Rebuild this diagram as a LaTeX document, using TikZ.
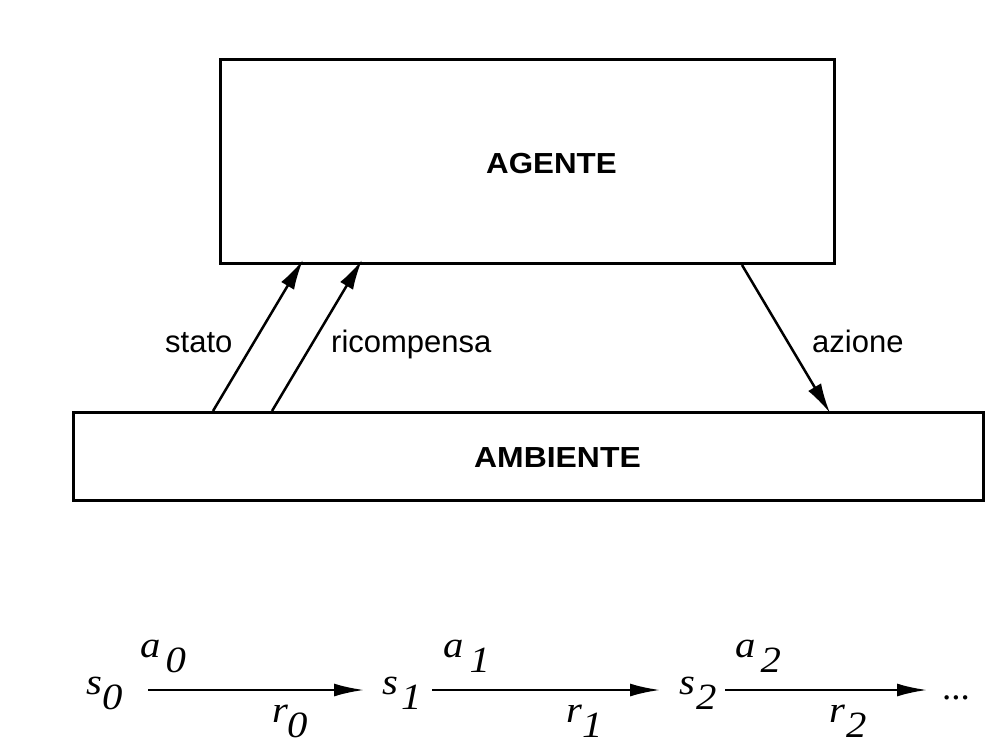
\documentclass[tikz,border=0pt]{standalone}
\usepackage{fontspec}
\usepackage{graphicx}
\setmainfont{Liberation Serif}
\setsansfont{Liberation Sans}
\usetikzlibrary{arrows.meta,calc}
\newcommand\seqlab[3]{\scalebox{1.1}[1]{\itshape #1}\kern#3\raisebox{-15pt}{\scalebox{1.1}[1]{\itshape #2}}}
\tikzset{
  boxnode/.style={draw=black, line width=3pt, anchor=north west, inner sep=0pt},
  flowarrow/.style={line width=2.5pt, -{Latex[length=30pt,width=15pt]}},
  seqarrow/.style={line width=2.5pt, -{Latex[length=30pt,width=13pt]}},
  sanslabel/.style={anchor=base west, inner sep=0pt, font=\sffamily\fontsize{31}{36}\selectfont},
  titlelabel/.style={anchor=base west, inner sep=0pt, font=\sffamily\bfseries\fontsize{29}{34}\selectfont},
  seqnode/.style={anchor=base west, inner sep=0pt, font=\fontsize{37}{42}\selectfont},
}
\begin{document}
\begin{tikzpicture}[x=1pt,y=-1pt]
\fill[white] (0,0) rectangle (988,755);
\useasboundingbox (0,0) rectangle (988,755);
% boxes
\node[boxnode, minimum width=614pt, minimum height=204pt] (agent) at (219,58) {};
\node[boxnode, minimum width=910pt, minimum height=88pt] (amb) at (72,411) {};
\node[titlelabel] (agentlab) at (486,173) {\scalebox{1.08}[1]{AGENTE}};
\node[titlelabel] (amblab) at (474,467) {\scalebox{1.1}[1]{AMBIENTE}};
% connectors
\coordinate (statoS) at ($(amb.north west)+(141,0)$);
\coordinate (statoE) at ($(agent.south west)+(84,-5)$);
\coordinate (ricS) at ($(amb.north west)+(200,0)$);
\coordinate (ricE) at ($(agent.south west)+(143,-5)$);
\coordinate (azS) at ($(agent.south west)+(523,0)$);
\coordinate (azE) at ($(amb.north west)+(758,2)$);
\draw[flowarrow] (statoS) -- (statoE);
\draw[flowarrow] (ricS) -- (ricE);
\draw[flowarrow] (azS) -- (azE);
\node[sanslabel] (stato) at (165,352) {stato};
\node[sanslabel] (ricomp) at (331,352) {ricompensa};
\node[sanslabel] (azione) at (812,352) {azione};
% sequence
\node[seqnode] (s0) at (86,694) {\seqlab{s}{0}{0pt}};
\node[seqnode] (s1) at (382,694) {\seqlab{s}{1}{3pt}};
\node[seqnode] (s2) at (679,694) {\seqlab{s}{2}{1pt}};
\node[seqnode] (a0) at (140,657) {\seqlab{a}{0}{5pt}};
\node[seqnode] (a1) at (443,657) {\seqlab{a}{1}{6pt}};
\node[seqnode] (a2) at (735,657) {\seqlab{a}{2}{5pt}};
\node[seqnode] (r0) at (272,722) {\seqlab{r}{0}{-1pt}};
\node[seqnode] (r1) at (566,722) {\seqlab{r}{1}{0pt}};
\node[seqnode] (r2) at (829,722) {\seqlab{r}{2}{1pt}};
\node[seqnode] (dots) at (942,699) {...};
\coordinate (e0s) at (148,690);
\coordinate (e0e) at (364,690);
\coordinate (e1s) at (432,690);
\coordinate (e1e) at (660,690);
\coordinate (e2s) at (725,690);
\coordinate (e2e) at (927,690);
\draw[seqarrow] (e0s) -- (e0e);
\draw[seqarrow] (e1s) -- (e1e);
\draw[seqarrow] (e2s) -- (e2e);
\end{tikzpicture}
\end{document}
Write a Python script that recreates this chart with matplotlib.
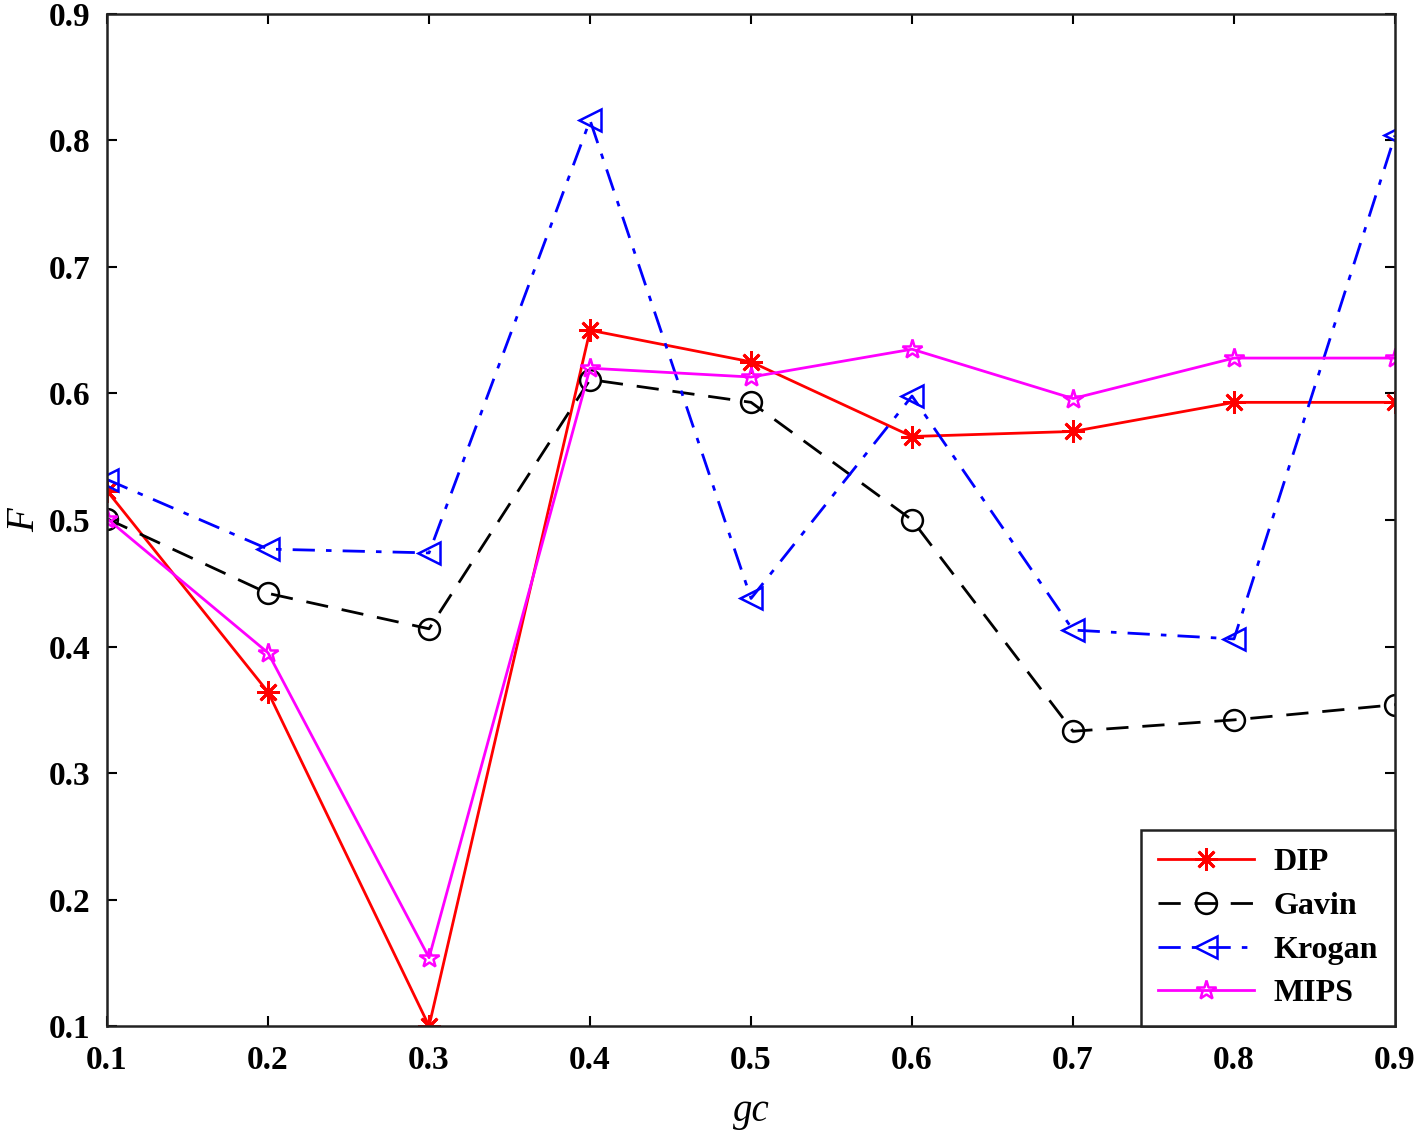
import matplotlib
matplotlib.use("Agg")
import matplotlib.pyplot as plt

gc = [0.1, 0.2, 0.3, 0.4, 0.5, 0.6, 0.7, 0.8, 0.9]
dip = [0.523, 0.364, 0.100, 0.650, 0.625, 0.566, 0.570, 0.593, 0.593]
gavin = [0.501, 0.442, 0.414, 0.611, 0.593, 0.500, 0.333, 0.342, 0.354]
krogan = [0.532, 0.477, 0.474, 0.816, 0.438, 0.598, 0.413, 0.406, 0.804]
mips = [0.501, 0.395, 0.154, 0.620, 0.613, 0.635, 0.596, 0.628, 0.628]

plt.rcParams['font.family'] = ['Liberation Serif', 'DejaVu Serif']

fig = plt.figure(figsize=(14.18, 11.35), dpi=100)
ax = fig.add_axes([0.0755, 0.096, 0.9083, 0.8917])

lw = 2.0
# MATLAB style asterisk: 8 arms
ax.plot(gc, dip, color='#ff0000', marker=(8, 2, 0), markersize=16, linewidth=lw,
        markeredgewidth=2.0, label='DIP')
ax.plot(gc, gavin, color='black', linestyle=(0, (8, 5)), marker='o', markersize=15,
        linewidth=lw, markerfacecolor='none', markeredgewidth=1.8, label='Gavin')
ax.plot(gc, krogan, color='#0000ff', linestyle=(0, (8, 4, 2, 4)), marker='<', markersize=16,
        linewidth=lw, markerfacecolor='none', markeredgewidth=1.8, label='Krogan')
ax.plot(gc, mips, color='#ff00ff', marker='*', markersize=15, linewidth=lw,
        markerfacecolor='none', markeredgewidth=1.8, label='MIPS')

ax.set_xlim(0.1, 0.9)
ax.set_ylim(0.1, 0.9)
ax.set_xticks(gc)
ax.set_yticks([0.1, 0.2, 0.3, 0.4, 0.5, 0.6, 0.7, 0.8, 0.9])
ax.tick_params(direction='in', length=7, width=1.5, top=True, right=True,
               labelsize=24)
ax.tick_params(axis='x', pad=14)
ax.tick_params(axis='y', pad=12)
for lab in ax.get_xticklabels() + ax.get_yticklabels():
    lab.set_fontweight('bold')
for s in ax.spines.values():
    s.set_linewidth(1.8)
    s.set_color('#222222')

ax.set_xlabel('gc', fontsize=28, style='italic', labelpad=12)
ax.set_ylabel('F', fontsize=28, style='italic', labelpad=4)

leg = ax.legend(loc='lower right', borderaxespad=0, fancybox=False, framealpha=1,
                edgecolor='#222222', prop={'size': 23, 'weight': 'bold'},
                handlelength=3.0, labelspacing=0.45, borderpad=0.55, handletextpad=0.6)
leg.get_frame().set_linewidth(1.8)

fig.savefig('out.png', dpi=100)
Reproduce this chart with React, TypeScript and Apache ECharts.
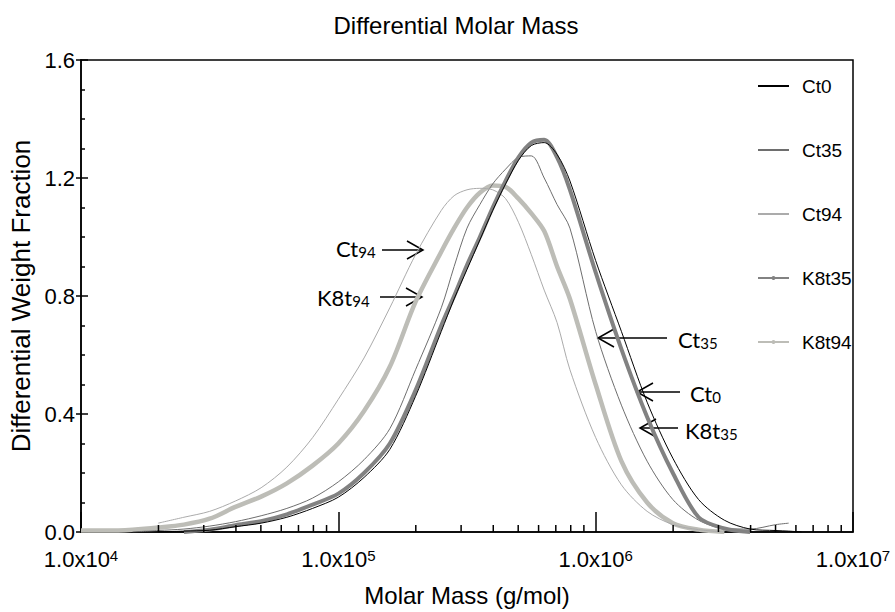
import React, { useEffect, useRef } from 'react';
import * as echarts from 'echarts';

// Molar mass grid (g/mol)
const molarMass = [
  10000, 12589, 15849, 19953, 25119, 31623, 39811, 50119, 63096, 79433,
  100000, 125893, 158489, 199526, 251189, 281838, 316228, 354813, 398107, 446684,
  501187, 562341, 630957, 707946, 794328, 1000000, 1258925, 1584893, 1995262, 2511886,
  3162278, 3981072, 5011872, 5623413, 6309573,
];

const ct0 = [
  null, null, null, 0.0, 0.003, 0.006, 0.018, 0.03, 0.05, 0.08,
  0.118, 0.185, 0.28, 0.46, 0.68, 0.79, 0.89, 0.99, 1.09, 1.18,
  1.26, 1.31, 1.32, 1.28, 1.19, 0.92, 0.68, 0.44, 0.25, 0.11,
  0.04, 0.01, 0.005, 0.003, 0.0,
];
const ct35 = [
  null, null, 0.0, 0.005, 0.01, 0.02, 0.035, 0.055, 0.08, 0.115,
  0.17, 0.245, 0.35, 0.55, 0.76, 0.9, 1.03, 1.11, 1.18, 1.23,
  1.27, 1.275, 1.2, 1.11, 1.03, 0.68, 0.43, 0.24, 0.11, 0.04,
  0.012, 0.01, 0.025, 0.03, null,
];
const ct94 = [
  null, null, null, 0.03, 0.05, 0.07, 0.105, 0.15, 0.22, 0.32,
  0.45, 0.59, 0.76, 0.94, 1.09, 1.14, 1.16, 1.165, 1.16, 1.13,
  1.05, 0.94, 0.82, 0.71, 0.55, 0.32, 0.16, 0.07, 0.025, 0.008,
  0.0, null, null, null, null,
];
const k8t35 = [
  null, null, null, null, 0.0, 0.008, 0.023, 0.037, 0.06, 0.093,
  0.13, 0.2, 0.3, 0.48, 0.7, 0.8, 0.905, 1.0, 1.1, 1.19,
  1.27, 1.32, 1.33, 1.27, 1.16, 0.88, 0.62, 0.39, 0.2, 0.05,
  0.012, 0.0, null, null, null,
];
const k8t94 = [
  0.005, 0.005, 0.008, 0.015, 0.025, 0.045, 0.085, 0.12, 0.165, 0.225,
  0.3, 0.41, 0.56, 0.78, 0.95, 1.03, 1.1, 1.15, 1.175, 1.17,
  1.13, 1.08, 1.02, 0.9, 0.79, 0.5, 0.24, 0.1, 0.03, 0.008,
  0.0, null, null, null, null,
];

const seriesNames = ['Ct0', 'Ct35', 'Ct94', 'K8t35', 'K8t94'];
const minorTickValues = [
  20000, 30000, 40000, 50000, 60000, 70000, 80000, 90000,
  200000, 300000, 400000, 500000, 600000, 700000, 800000, 900000,
  2000000, 3000000, 4000000, 5000000, 6000000, 7000000, 8000000, 9000000,
];

// annotation labels (text, subscript) and their layout
const annotations = [
  { main: 'Ct', sub: '94', tx: 336, ty: 248, x1: 382, x2: 423, y: 250 },
  { main: 'K8t', sub: '94', tx: 317, ty: 297, x1: 380, x2: 422, y: 297 },
  { main: 'Ct', sub: '35', tx: 678, ty: 339, x1: 667, x2: 598, y: 338 },
  { main: 'Ct', sub: '0', tx: 690, ty: 393, x1: 680, x2: 637, y: 392 },
  { main: 'K8t', sub: '35', tx: 685, ty: 430, x1: 678, x2: 640, y: 428 },
];

const FONT = '"Liberation Sans", Arial, Helvetica, sans-serif';
const ANNO_FONT = 'Lato, "Open Sans", sans-serif';

const toPairs = (vals: (number | null)[]) =>
  molarMass.map((m, i) => [m, vals[i]]).filter((p) => p[1] !== null);

export default function App() {
  const ref = useRef<HTMLDivElement>(null);
  useEffect(() => {
    if (!ref.current) return;
    const chart = echarts.init(ref.current, undefined, { renderer: 'svg' });

    const styles = [
      { color: '#000000', width: 1, symbol: 'none' },
      { color: '#6e6e6e', width: 1, symbol: 'none' },
      { color: '#ababab', width: 1, symbol: 'none' },
      { color: '#828282', width: 4, symbol: 'circle' },
      { color: '#bdbdb7', width: 4.5, symbol: 'circle' },
    ];
    const dataSets = [ct0, ct35, ct94, k8t35, k8t94];
    const zOrder = [3, 2, 2, 2, 1];

    const lineSeries = seriesNames.map((name, i) => ({
      name,
      type: 'line',
      data: toPairs(dataSets[i]),
      smooth: 0.3,
      symbol: styles[i].symbol,
      symbolSize: 5,
      showSymbol: false,
      lineStyle: { color: styles[i].color, width: styles[i].width },
      itemStyle: { color: styles[i].color },
      z: zOrder[i],
    }));

    const graphics: any[] = [];
    annotations.forEach((a) => {
      graphics.push({
        type: 'text',
        x: a.tx,
        y: a.ty,
        style: {
          text: `${a.main}{s|${a.sub}}`,
          font: `22px ${ANNO_FONT}`,
          fill: '#000',
          textAlign: 'left',
          textVerticalAlign: 'middle',
          rich: {
            s: { fontSize: 15, fontFamily: ANNO_FONT, fill: '#000', verticalAlign: 'bottom', padding: [7, 0, 0, 0] },
          },
        },
      });
      const d = Math.sign(a.x2 - a.x1);
      graphics.push({
        type: 'line',
        shape: { x1: a.x1, y1: a.y, x2: a.x2, y2: a.y },
        style: { stroke: '#000', lineWidth: 1.5 },
      });
      graphics.push({
        type: 'polyline',
        shape: { points: [[a.x2 - d * 16, a.y - 9], [a.x2, a.y], [a.x2 - d * 16, a.y + 9]] },
        style: { stroke: '#000', lineWidth: 1.5, fill: null },
      });
    });

    const legendData = seriesNames.map((name, i) =>
      styles[i].symbol === 'none'
        ? { name, itemStyle: { color: 'rgba(0,0,0,0)', borderWidth: 0 } }
        : { name }
    );

    chart.setOption({
      animation: false,
      backgroundColor: '#ffffff',
      title: {
        text: 'Differential Molar Mass',
        left: 456,
        top: 13,
        textAlign: 'center',
        padding: 0,
        textStyle: { fontFamily: FONT, fontSize: 24, fontWeight: 'normal', color: '#000' },
      },
      legend: {
        data: legendData,
        orient: 'vertical',
        left: 757,
        top: 76,
        itemWidth: 31,
        itemHeight: 5,
        itemGap: 44,
        padding: 0,
        textStyle: { fontFamily: FONT, fontSize: 19, lineHeight: 20, color: '#000', padding: [0, 0, 0, 8] },
      },
      grid: {
        left: 81,
        right: 42,
        top: 60,
        bottom: 80,
        containLabel: false,
        outerBoundsMode: 'none',
        show: true,
        borderColor: '#000',
        borderWidth: 1.5,
        backgroundColor: 'transparent',
      },
      xAxis: {
        type: 'log',
        logBase: 10,
        min: 10000,
        max: 10000000,
        splitNumber: 3,
        name: 'Molar Mass (g/mol)',
        nameLocation: 'middle',
        nameGap: 51,
        nameTextStyle: { fontFamily: FONT, fontSize: 24, color: '#000' },
        axisLine: { show: true, lineStyle: { color: '#000', width: 1.5 } },
        axisTick: { show: true, inside: true, length: 20, lineStyle: { color: '#000', width: 1.5 } },
        minorTick: { show: false },
        splitLine: { show: false },
        axisLabel: {
          show: true,
          showMinLabel: true,
          showMaxLabel: true,
          hideOverlap: false,
          margin: 16,
          fontFamily: FONT,
          fontSize: 22,
          color: '#000',
          formatter: (v: number) => `1.0x10{sup|${Math.round(Math.log10(v))}}`,
          rich: { sup: { fontFamily: FONT, fontSize: 15, color: '#000', verticalAlign: 'top' } },
        },
      },
      yAxis: [
        {
          type: 'value',
          min: 0,
          max: 1.6,
          interval: 0.4,
          name: 'Differential Weight Fraction',
          nameLocation: 'middle',
          nameGap: 43,
          nameTextStyle: { fontFamily: FONT, fontSize: 26, color: '#000' },
          axisLine: { show: true, lineStyle: { color: '#000', width: 1.5 } },
          axisTick: { show: true, inside: true, length: 7, lineStyle: { color: '#000', width: 1.5 } },
          minorTick: { show: true, splitNumber: 4, length: 4, lineStyle: { color: '#000', width: 1.5 } },
          splitLine: { show: false },
          minorSplitLine: { show: false },
          axisLabel: {
            margin: 6,
            fontFamily: FONT,
            fontSize: 22,
            color: '#000',
            formatter: (v: number) => v.toFixed(1),
          },
        },
        {
          type: 'value',
          position: 'left',
          min: 0,
          max: 1.6,
          interval: 0.4,
          axisLine: { show: false },
          axisTick: { show: true, inside: false, length: 5, lineStyle: { color: '#000', width: 1.5 } },
          axisLabel: { show: false },
          splitLine: { show: false },
        },
      ],
      series: [
        ...lineSeries,
        {
          type: 'custom',
          name: 'minorTicks',
          silent: true,
          clip: false,
          z: 10,
          data: minorTickValues.map((v) => [v, 0]),
          renderItem: (params: any, api: any) => {
            const p = api.coord([api.value(0), 0]);
            return {
              type: 'line',
              shape: { x1: p[0], y1: p[1], x2: p[0], y2: p[1] - 7 },
              style: { stroke: '#000', lineWidth: 1.5 },
            };
          },
        },
      ],
      graphic: graphics,
    });

    return () => chart.dispose();
  }, []);

  return (
    <div
      ref={ref}
      style={{ position: 'fixed', left: 0, top: 0, width: 895, height: 612, background: '#fff' }}
    />
  );
}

**Your instructions**
Repeat only the lines from the one with "Write a Python" down to the one with "ax = fig.add_axes([0.0755, 0.096, 0.9083, 0.8917])", word for word and both included, and leave the pictures out.

**Task answer**
Write a Python script that recreates this chart with matplotlib.
import matplotlib
matplotlib.use("Agg")
import matplotlib.pyplot as plt

gc = [0.1, 0.2, 0.3, 0.4, 0.5, 0.6, 0.7, 0.8, 0.9]
dip = [0.523, 0.364, 0.100, 0.650, 0.625, 0.566, 0.570, 0.593, 0.593]
gavin = [0.501, 0.442, 0.414, 0.611, 0.593, 0.500, 0.333, 0.342, 0.354]
krogan = [0.532, 0.477, 0.474, 0.816, 0.438, 0.598, 0.413, 0.406, 0.804]
mips = [0.501, 0.395, 0.154, 0.620, 0.613, 0.635, 0.596, 0.628, 0.628]

plt.rcParams['font.family'] = ['Liberation Serif', 'DejaVu Serif']

fig = plt.figure(figsize=(14.18, 11.35), dpi=100)
ax = fig.add_axes([0.0755, 0.096, 0.9083, 0.8917])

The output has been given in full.